Revenue from disinvestment was at historical high in the current year registering Rs 100000 crores. In the coming year as well, the FM has made a big target of Rs 800000 crores. The target also shows shortage of tax receipts to finance the expenditure. Using sizable disinvestment proceeds continuously to finance the budget is undesirable in the long run.

  1. Derailed subsidy reforms

Where the budget made a backward step is on subsidies. The budgeted subsidy expenditure goes up weighted on food subsidy bill. Subsidy bill grossed to nearly 2.93 lakh crores up from 2.64 lakh crores in the last budget (revised estimate). This is a growth rate of 11% compared to the total expenditure increase of 10%. At a time when subsidy reforms come at the central stage of fiscal reforms, its sizable expansion becomes a step in the backward direction.

  1. Reform measures

The Finance Minister comes out with several small reform measures. A policy on Outward Direct Investment will be declared soon and this will help Indian investors who are going abroad to make investment. Another reform measures is shifting to Debt-GDP ratio from fiscal deficit as fiscal discipline target. Such a move was suggested by the FRBM Committee.

  1. What makes this budget a social sector plus agricultural sector budget?
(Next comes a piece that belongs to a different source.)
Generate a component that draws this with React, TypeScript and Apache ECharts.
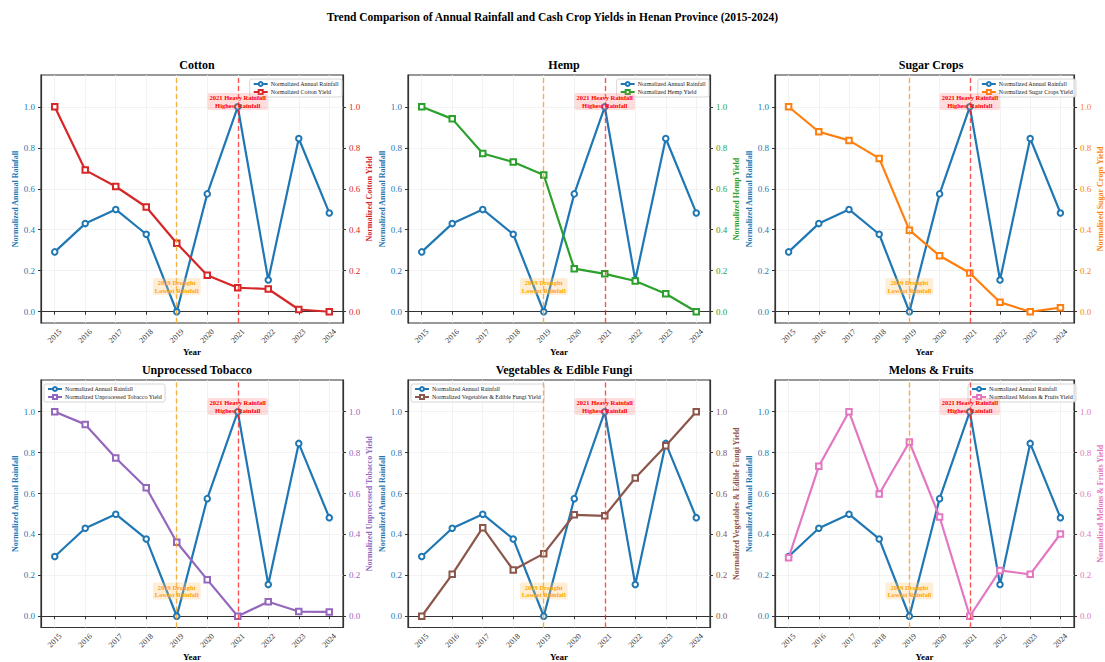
import React, { useEffect, useRef } from 'react';
import * as echarts from 'echarts';

const years = [2015, 2016, 2017, 2018, 2019, 2020, 2021, 2022, 2023, 2024];
const rainfall = [0.292, 0.43, 0.499, 0.378, 0.0, 0.575, 1.0, 0.155, 0.845, 0.482];
const cottonYield = [1.0, 0.691, 0.611, 0.511, 0.334, 0.178, 0.117, 0.111, 0.011, 0.0];
const hempYield = [1.0, 0.941, 0.772, 0.73, 0.667, 0.21, 0.185, 0.15, 0.088, 0.0];
const sugarYield = [1.0, 0.878, 0.836, 0.748, 0.398, 0.273, 0.189, 0.046, 0.0, 0.02];
const tobaccoYield = [1.0, 0.938, 0.774, 0.628, 0.362, 0.179, 0.0, 0.071, 0.023, 0.021];
const vegYield = [0.0, 0.205, 0.433, 0.226, 0.306, 0.496, 0.491, 0.676, 0.834, 1.0];
const melonYield = [0.286, 0.733, 1.0, 0.598, 0.852, 0.485, 0.0, 0.224, 0.205, 0.402];

const cropNames = ['Cotton', 'Hemp', 'Sugar Crops', 'Unprocessed Tobacco', 'Vegetables & Edible Fungi', 'Melons & Fruits'];
const cropYields = [cottonYield, hempYield, sugarYield, tobaccoYield, vegYield, melonYield];
const cropColors = ['#d62728', '#2ca02c', '#ff7f0e', '#9467bd', '#8c564b', '#e377c2'];
const legendLeftSide = [false, false, false, true, true, false];

const yTicks = [0, 0.2, 0.4, 0.6, 0.8, 1.0];
const rainName = 'Normalized Annual Rainfall';
const mainTitle = 'Trend Comparison of Annual Rainfall and Cash Crop Yields in Henan Province (2015-2024)';
const droughtYear = 2019;
const droughtLabelY = 0.123;
const droughtText = '2019 Drought\nLowest Rainfall';
const floodYear = 2021;
const floodLabelY = 1.026;
const floodText = '2021 Heavy Rainfall\nHighest Rainfall';

const FONT = '"Liberation Serif", "DejaVu Serif", serif';
const RAIN_COLOR = '#1f77b4';
const W = 1105;
const H = 662;
const colLefts = [41, 408, 775];
const rowTops = [75, 380];
const PW = 302;
const PH = 248;

function buildOption() {
  const grids: any[] = [];
  const xAxes: any[] = [];
  const yAxes: any[] = [];
  const series: any[] = [];
  const legends: any[] = [];
  const titles: any[] = [
    {
      text: mainTitle,
      left: 'center',
      top: 6,
      textStyle: { fontFamily: FONT, fontSize: 11.5, fontWeight: 'bold', color: '#000' },
    },
  ];

  cropNames.forEach((crop, i) => {
    const row = Math.floor(i / 3);
    const col = i % 3;
    const left = colLefts[col];
    const top = rowTops[row];
    const color = cropColors[i];
    const yieldName = `Normalized ${crop} Yield`;

    grids.push({
      left,
      top,
      width: PW,
      height: PH,
      show: true,
      borderColor: '#333',
      borderWidth: 1.2,
      backgroundColor: '#fff',
    });

    titles.push({
      text: crop,
      left: left + PW / 2,
      textAlign: 'center',
      top: top - 21,
      textStyle: { fontFamily: FONT, fontSize: 12, fontWeight: 'bold', color: '#000' },
    });

    xAxes.push({
      type: 'value',
      gridIndex: i,
      min: 2014.55,
      max: 2024.45,
      name: 'Year',
      nameLocation: 'middle',
      nameGap: 24,
      nameTextStyle: { fontFamily: FONT, fontSize: 9, fontWeight: 'bold', color: '#000' },
      axisLine: { show: true, lineStyle: { color: '#333', width: 1.2 } },
      axisTick: { show: true, customValues: years, length: 3, lineStyle: { color: '#333' } },
      axisLabel: {
        customValues: years,
        rotate: 45,
        align: 'center',
        verticalAlign: 'middle',
        margin: 13,
        fontFamily: FONT,
        fontSize: 8,
        color: '#333',
        formatter: (v: number) => String(Math.round(v)),
      },
      splitLine: { show: true, lineStyle: { color: '#efefef', width: 0.8 } },
    });

    yAxes.push({
      type: 'value',
      gridIndex: i,
      position: 'left',
      min: -0.055,
      max: 1.155,
      name: rainName,
      nameLocation: 'middle',
      nameGap: 22,
      nameTextStyle: { fontFamily: FONT, fontSize: 8, fontWeight: 'bold', color: RAIN_COLOR },
      axisLine: { show: true, lineStyle: { color: '#333', width: 1.2 } },
      axisTick: { show: true, customValues: yTicks, length: 3, lineStyle: { color: '#333' } },
      axisLabel: {
        customValues: yTicks,
        margin: 6,
        fontFamily: FONT,
        fontSize: 9,
        color: RAIN_COLOR,
        formatter: (v: number) => v.toFixed(1),
      },
      splitLine: { show: true, lineStyle: { color: '#efefef', width: 0.8 } },
    });

    yAxes.push({
      type: 'value',
      gridIndex: i,
      position: 'right',
      min: -0.055,
      max: 1.155,
      name: yieldName,
      nameLocation: 'middle',
      nameGap: 22,
      nameTextStyle: { fontFamily: FONT, fontSize: 8, fontWeight: 'bold', color },
      axisLine: { show: true, lineStyle: { color: '#333', width: 1.2 } },
      axisTick: { show: true, customValues: yTicks, length: 3, lineStyle: { color: '#333' } },
      axisLabel: {
        customValues: yTicks,
        margin: 6,
        fontFamily: FONT,
        fontSize: 9,
        color,
        formatter: (v: number) => v.toFixed(1),
      },
      splitLine: { show: false },
    });

    const labelBase = {
      show: true,
      position: 'inside',
      fontFamily: FONT,
      fontSize: 6.5,
      lineHeight: 7.5,
      fontWeight: 'bold',
      padding: [1, 2],
      borderRadius: 2,
    };

    series.push({
      type: 'line',
      name: rainName,
      xAxisIndex: i,
      yAxisIndex: 2 * i,
      data: years.map((y, k) => [y, rainfall[k]]),
      color: RAIN_COLOR,
      lineStyle: { color: RAIN_COLOR, width: 2.2 },
      symbol: 'emptyCircle',
      symbolSize: 5.5,
      itemStyle: { color: RAIN_COLOR, borderWidth: 1.4 },
      z: 2,
      markLine: {
        silent: true,
        symbol: ['none', 'none'],
        label: { show: false },
        animation: false,
        data: [
          { xAxis: droughtYear, lineStyle: { color: 'rgba(245,166,35,0.85)', type: [5, 3], width: 1.4 } },
          { xAxis: floodYear, lineStyle: { color: 'rgba(255,30,30,0.75)', type: [5, 3], width: 1.4 } },
        ],
      },
    });

    series.push({
      type: 'line',
      name: yieldName,
      xAxisIndex: i,
      yAxisIndex: 2 * i + 1,
      data: years.map((y, k) => [y, cropYields[i][k]]),
      color,
      lineStyle: { color, width: 2.2 },
      symbol: 'emptyRect',
      symbolSize: 5.5,
      itemStyle: { color, borderWidth: 1.4 },
      z: 3,
      markPoint: {
        silent: true,
        symbol: 'rect',
        symbolSize: 1,
        itemStyle: { color: 'rgba(0,0,0,0)' },
        animation: false,
        data: [
          {
            coord: [droughtYear, droughtLabelY],
            label: { ...labelBase, formatter: droughtText, color: '#FFA500', backgroundColor: 'rgba(255,200,120,0.3)' },
          },
          {
            coord: [floodYear, floodLabelY],
            label: { ...labelBase, formatter: floodText, color: '#ff0000', backgroundColor: 'rgba(255,120,120,0.25)' },
          },
        ],
      },
    });

    const legend: any = {
      data: [rainName, yieldName],
      orient: 'vertical',
      top: top + 4,
      itemWidth: 14,
      itemHeight: 5,
      itemGap: 2,
      padding: [2, 3],
      backgroundColor: 'rgba(255,255,255,0.85)',
      borderColor: '#cccccc',
      borderWidth: 0.8,
      borderRadius: 2,
      textStyle: { fontFamily: FONT, fontSize: 6, color: '#222', padding: [0, 0, 0, -2] },
      selectedMode: false,
    };
    if (legendLeftSide[i]) {
      legend.left = left + 3;
    } else {
      legend.right = W - (left + PW - 1);
    }
    legends.push(legend);
  });

  return {
    animation: false,
    backgroundColor: '#fff',
    textStyle: { fontFamily: FONT },
    title: titles,
    legend: legends,
    grid: grids,
    xAxis: xAxes,
    yAxis: yAxes,
    series,
  };
}

export default function App() {
  const ref = useRef<HTMLDivElement>(null);
  useEffect(() => {
    document.body.style.margin = '0';
    if (!ref.current) return;
    const chart = echarts.init(ref.current, null, { renderer: 'svg' });
    chart.setOption(buildOption() as any);
    return () => {
      chart.dispose();
    };
  }, []);
  return <div ref={ref} style={{ width: W, height: H }} />;
}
The budget leans towards the rural economy in terms of programmes design and fund allocation from the normal. Nearly 21% increase in food subsidy gives a fair picture about agricultural orientation. Government’s intention of ensuring remunerative price including the use of e-NAM and other new initiatives shows the determined effort on the agricultural front. Regarding social sector, the Ayushman sheme, Ujjwala Yojana, the Suabhagya scheme, tax incentives for senior citizens, higher allocation to the NREGS, MUNDRA etc., shows the budget is focused towards agricultural and social sectors.